Nadine Apetz

Personal information
- Born: 3 January 1986 (age 40) Haan, West Germany
- Height: 1.72 m (5 ft 7+1⁄2 in)
- Weight: Welterweight

Boxing career

Medal record
Women's amateur boxing
Representing Germany
World Championships
| Bronze medal – third place | 2016 Astana | Welterweight |
| Bronze medal – third place | 2018 New Delhi | Welterweight |
European Games
| Bronze medal – third place | 2019 Minsk | Welterweight |
European Championships
| Bronze medal – third place | 2018 Sofia | Welterweight |
EU Championships
| Gold medal – first place | 2017 Cascia | Welterweight |

= Nadine Apetz =

German boxer (born 1986)

Nadine Apetz (born 3 January 1986) is a German amateur boxer. She won bronze medals at the World Championships in 2016 and 2018, and gold at the 2017 EU Championships. In 2021, she became the first German woman to qualify for a
boxing event at the Summer Olympic Games.

==Personal life==
Apetz was born on 3 January 1986 in Haan, and started boxing aged 21, whilst studying at the University of Bremen, after being unable to afford to continue riding and playing tennis. After completing her BSc degree in biology in 2009, Apetz moved to Australia for three years, studying for her Master's thesis. In 2011, she graduated with a master's degree in neuroscience from the University of Bremen. Since 2016, Apetz is undertaking a PhD degree in neuroscience. She researches at the University Hospital Cologne for her topic of "deep brain stimulation in Parkinson's disease in old age." Her boxing trainer is Lukas Wilaschek. Apetz was appointed as a member of the Youth Commission of the International Boxing Association (AIBA) for a term from 2019 to 2022.

==Amateur career==
She placed fifth at the 2011 Women's European Amateur Boxing Championships. She won a bronze medal at the 2016 AIBA Women's World Boxing Championships, having achieved unanimous points decisions over Meena Rani, Timea Nagy, and Naomi Graham before losing to the eventual champion Valentina Khalzova. She was the first German boxer to win a medal at the championships since their inception in 2001.

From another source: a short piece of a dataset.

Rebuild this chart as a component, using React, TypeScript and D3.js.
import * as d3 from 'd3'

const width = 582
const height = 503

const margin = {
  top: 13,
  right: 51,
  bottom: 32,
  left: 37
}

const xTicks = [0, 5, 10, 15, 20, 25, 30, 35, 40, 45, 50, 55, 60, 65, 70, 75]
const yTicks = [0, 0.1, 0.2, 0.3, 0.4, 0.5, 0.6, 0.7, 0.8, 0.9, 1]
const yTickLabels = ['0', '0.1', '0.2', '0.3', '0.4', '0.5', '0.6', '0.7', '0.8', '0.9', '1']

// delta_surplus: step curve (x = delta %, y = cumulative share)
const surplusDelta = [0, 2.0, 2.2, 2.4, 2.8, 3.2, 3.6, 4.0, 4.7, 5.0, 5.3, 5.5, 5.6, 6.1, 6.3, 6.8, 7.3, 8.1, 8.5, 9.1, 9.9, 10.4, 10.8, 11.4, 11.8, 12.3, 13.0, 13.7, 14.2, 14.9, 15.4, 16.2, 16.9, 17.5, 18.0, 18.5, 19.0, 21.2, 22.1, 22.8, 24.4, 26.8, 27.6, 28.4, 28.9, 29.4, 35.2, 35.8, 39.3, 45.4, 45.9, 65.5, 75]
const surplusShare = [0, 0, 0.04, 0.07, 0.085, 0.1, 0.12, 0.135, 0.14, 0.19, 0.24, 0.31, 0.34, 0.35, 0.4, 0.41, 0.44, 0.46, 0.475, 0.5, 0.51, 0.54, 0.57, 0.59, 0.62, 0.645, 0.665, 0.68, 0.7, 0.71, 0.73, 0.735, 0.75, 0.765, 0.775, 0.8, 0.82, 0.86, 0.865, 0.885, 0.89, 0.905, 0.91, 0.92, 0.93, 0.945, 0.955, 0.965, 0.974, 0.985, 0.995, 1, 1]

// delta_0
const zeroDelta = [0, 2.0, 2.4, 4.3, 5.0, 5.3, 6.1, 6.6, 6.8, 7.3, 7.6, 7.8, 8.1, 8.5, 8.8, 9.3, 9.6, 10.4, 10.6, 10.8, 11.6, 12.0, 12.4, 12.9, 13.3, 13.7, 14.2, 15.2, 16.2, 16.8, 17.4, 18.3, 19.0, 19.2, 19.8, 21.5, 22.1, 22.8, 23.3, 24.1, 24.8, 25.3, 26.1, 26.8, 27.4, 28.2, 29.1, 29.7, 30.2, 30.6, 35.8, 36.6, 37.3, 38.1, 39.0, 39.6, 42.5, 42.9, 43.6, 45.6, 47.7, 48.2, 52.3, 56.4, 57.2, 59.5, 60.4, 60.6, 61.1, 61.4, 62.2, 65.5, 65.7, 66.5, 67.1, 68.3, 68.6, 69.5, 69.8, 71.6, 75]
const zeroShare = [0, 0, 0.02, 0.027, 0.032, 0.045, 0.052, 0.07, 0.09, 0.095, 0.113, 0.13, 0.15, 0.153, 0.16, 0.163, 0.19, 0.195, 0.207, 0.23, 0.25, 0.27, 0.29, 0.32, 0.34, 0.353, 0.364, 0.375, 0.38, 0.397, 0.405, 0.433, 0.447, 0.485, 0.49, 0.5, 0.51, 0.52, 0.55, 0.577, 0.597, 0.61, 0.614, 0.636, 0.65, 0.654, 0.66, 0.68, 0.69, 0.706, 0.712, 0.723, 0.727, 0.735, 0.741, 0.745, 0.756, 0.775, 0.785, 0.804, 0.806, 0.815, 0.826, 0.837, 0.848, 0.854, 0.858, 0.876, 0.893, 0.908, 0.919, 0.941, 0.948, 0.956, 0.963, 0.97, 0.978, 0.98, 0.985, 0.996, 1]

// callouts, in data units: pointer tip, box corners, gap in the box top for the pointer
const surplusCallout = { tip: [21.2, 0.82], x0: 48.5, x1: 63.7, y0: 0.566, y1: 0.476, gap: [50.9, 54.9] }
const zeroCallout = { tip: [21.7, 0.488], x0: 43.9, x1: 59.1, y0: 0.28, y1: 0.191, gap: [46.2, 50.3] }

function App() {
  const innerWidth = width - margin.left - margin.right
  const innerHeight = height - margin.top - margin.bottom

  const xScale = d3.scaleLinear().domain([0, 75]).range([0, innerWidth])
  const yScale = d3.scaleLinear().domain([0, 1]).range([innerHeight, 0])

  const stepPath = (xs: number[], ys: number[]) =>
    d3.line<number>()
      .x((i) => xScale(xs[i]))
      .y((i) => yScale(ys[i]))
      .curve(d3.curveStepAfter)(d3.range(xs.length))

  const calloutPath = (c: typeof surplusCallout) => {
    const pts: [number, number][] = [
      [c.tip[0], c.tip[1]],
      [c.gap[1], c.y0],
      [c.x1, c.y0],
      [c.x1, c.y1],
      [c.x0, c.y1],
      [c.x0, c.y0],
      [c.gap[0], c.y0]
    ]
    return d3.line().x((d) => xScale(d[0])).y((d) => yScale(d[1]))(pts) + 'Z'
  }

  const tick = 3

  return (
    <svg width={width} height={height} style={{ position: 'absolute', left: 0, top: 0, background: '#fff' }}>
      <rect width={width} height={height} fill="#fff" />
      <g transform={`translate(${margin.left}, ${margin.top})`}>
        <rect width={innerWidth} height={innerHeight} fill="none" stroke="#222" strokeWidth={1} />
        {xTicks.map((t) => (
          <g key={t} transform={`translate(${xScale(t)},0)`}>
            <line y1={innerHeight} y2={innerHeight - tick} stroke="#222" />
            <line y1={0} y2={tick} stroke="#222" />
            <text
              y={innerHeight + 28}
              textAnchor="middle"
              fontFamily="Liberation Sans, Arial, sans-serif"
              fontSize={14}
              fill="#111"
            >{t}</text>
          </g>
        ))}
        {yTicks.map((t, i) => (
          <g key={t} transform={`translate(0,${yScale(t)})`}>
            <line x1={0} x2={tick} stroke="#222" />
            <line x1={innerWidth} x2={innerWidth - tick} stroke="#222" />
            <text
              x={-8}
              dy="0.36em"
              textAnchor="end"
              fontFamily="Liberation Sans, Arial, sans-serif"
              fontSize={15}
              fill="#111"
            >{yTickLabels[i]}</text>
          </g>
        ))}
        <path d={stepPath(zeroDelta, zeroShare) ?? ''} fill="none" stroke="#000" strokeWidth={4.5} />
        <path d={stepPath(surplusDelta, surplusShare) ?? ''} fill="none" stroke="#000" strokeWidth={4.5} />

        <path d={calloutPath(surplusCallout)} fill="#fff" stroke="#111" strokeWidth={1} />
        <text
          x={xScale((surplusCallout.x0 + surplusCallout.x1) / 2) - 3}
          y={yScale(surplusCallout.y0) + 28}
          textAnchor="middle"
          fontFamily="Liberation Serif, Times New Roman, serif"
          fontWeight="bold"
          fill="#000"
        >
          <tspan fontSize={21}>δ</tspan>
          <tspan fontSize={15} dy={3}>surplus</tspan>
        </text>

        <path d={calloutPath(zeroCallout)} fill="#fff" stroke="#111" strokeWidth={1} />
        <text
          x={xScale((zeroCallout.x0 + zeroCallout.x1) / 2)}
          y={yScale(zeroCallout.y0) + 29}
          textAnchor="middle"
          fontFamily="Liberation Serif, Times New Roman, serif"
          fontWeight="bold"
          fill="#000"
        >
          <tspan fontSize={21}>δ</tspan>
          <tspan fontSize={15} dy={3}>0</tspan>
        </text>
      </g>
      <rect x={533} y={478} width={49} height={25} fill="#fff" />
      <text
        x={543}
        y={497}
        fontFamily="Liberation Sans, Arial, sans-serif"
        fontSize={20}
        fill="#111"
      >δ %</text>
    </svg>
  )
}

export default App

At the 2017 Women's European Union Amateur Boxing Championships she won the gold medal, by eliminating Sandy Ryan, Gráinne Walsh and, in the final, Hanna Solecka. Apetz took bronze at the 2018 World Championships, and has won the German championship six times since 2011.

There was no women's welterweight competition at the 2016 Summer Olympics. When it was announced that it would be included in the 2020 Summer Olympics, Apetz decided to focus on qualifying. In June 2021, she qualified to represent Germany at the 2020 Summer Olympics after reaching the semi-finals of the 2020 European Boxing Olympic Qualification Tournament, becoming the first German woman to qualify for a boxing event at the Olympics. She lost in the final to Busenaz Sürmeneli.